In How Not to Die Alone, Logan Ury argues your "type" is more wall than compass. The things we actually want we never spot on a first swipe.

Ask someone what they want in a partner. Nine times out of ten you get a list: tall, ambitious, funny, sporty, educated, no kids, dog, non-smoker. Sounds reasonable. Sometimes even backed up with "I've learned that…"

The problem: that list was written by the version of you that got hurt yesterday, is a bit overwhelmed today, and picked up somewhere on TikTok that red flags are mostly about emotional availability. It's not a compass, it's a wall.

Logan Ury, behavioral researcher and dating coach, interviewed hundreds of singles for her book How Not to Die Alone. Her conclusion is maybe disappointing: almost nobody ends up with the person on their checklist. They end up with the person they had fun with once they actually showed up.

An interesting aside from that same research: filters about deep values (calm vs adventure, ambition vs balance, family vs independence) predict far more happiness than filters about the surface, like height or owning a dog.
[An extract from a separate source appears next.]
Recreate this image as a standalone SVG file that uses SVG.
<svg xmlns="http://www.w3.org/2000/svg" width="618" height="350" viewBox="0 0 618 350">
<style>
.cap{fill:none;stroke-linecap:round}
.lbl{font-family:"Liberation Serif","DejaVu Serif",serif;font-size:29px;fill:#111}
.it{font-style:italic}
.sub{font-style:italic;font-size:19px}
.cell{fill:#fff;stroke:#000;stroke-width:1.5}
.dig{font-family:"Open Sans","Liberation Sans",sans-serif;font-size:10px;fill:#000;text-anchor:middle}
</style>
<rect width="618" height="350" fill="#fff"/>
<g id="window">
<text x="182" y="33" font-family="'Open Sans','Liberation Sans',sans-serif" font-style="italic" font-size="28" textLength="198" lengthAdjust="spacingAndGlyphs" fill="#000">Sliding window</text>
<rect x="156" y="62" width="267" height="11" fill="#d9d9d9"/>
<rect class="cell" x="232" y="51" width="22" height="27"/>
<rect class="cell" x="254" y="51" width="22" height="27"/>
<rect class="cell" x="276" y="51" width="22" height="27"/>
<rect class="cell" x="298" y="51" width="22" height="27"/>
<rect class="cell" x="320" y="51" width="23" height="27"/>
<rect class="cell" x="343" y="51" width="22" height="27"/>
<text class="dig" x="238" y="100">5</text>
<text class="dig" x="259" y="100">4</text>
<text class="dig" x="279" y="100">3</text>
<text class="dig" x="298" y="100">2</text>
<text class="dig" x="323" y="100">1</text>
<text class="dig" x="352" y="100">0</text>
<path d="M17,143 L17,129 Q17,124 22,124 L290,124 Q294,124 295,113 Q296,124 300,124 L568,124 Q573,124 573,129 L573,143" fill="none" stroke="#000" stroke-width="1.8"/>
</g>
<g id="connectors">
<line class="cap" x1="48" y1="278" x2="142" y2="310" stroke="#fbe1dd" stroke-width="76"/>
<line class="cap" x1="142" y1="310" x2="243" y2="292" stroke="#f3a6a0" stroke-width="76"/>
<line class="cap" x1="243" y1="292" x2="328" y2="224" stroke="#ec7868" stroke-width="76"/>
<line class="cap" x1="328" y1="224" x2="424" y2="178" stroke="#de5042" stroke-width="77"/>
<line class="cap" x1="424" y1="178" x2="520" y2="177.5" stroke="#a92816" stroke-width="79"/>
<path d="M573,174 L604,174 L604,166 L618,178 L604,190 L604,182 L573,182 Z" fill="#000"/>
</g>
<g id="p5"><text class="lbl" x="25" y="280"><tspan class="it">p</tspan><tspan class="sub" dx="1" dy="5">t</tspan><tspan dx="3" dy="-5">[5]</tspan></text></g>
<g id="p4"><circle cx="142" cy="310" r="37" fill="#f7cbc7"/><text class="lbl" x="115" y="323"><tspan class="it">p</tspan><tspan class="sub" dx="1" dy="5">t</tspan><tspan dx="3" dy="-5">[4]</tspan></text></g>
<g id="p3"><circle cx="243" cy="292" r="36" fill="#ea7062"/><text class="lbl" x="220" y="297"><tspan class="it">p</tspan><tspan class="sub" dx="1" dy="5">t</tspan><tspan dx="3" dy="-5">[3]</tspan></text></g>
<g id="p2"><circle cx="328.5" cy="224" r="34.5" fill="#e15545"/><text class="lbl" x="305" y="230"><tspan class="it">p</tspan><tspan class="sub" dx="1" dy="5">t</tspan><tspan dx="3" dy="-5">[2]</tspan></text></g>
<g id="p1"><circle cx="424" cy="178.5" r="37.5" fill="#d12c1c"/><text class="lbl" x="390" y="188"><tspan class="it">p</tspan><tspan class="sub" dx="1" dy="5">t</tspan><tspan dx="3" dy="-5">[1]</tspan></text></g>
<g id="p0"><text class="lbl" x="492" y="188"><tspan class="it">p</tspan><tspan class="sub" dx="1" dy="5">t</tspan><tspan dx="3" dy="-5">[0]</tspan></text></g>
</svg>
Not that a checklist is wrong, it just tends to say more about what you thought you needed yesterday than about who you'll actually click with.

One-line takeaway: write your list, then pretend you lost it. Give the people who "don't fit on paper" one real conversation. Nine out of ten times the wall was already there before they were.

Further reading: How Not to Die Alone, Logan Ury (2021). No referral link, we don't do affiliates.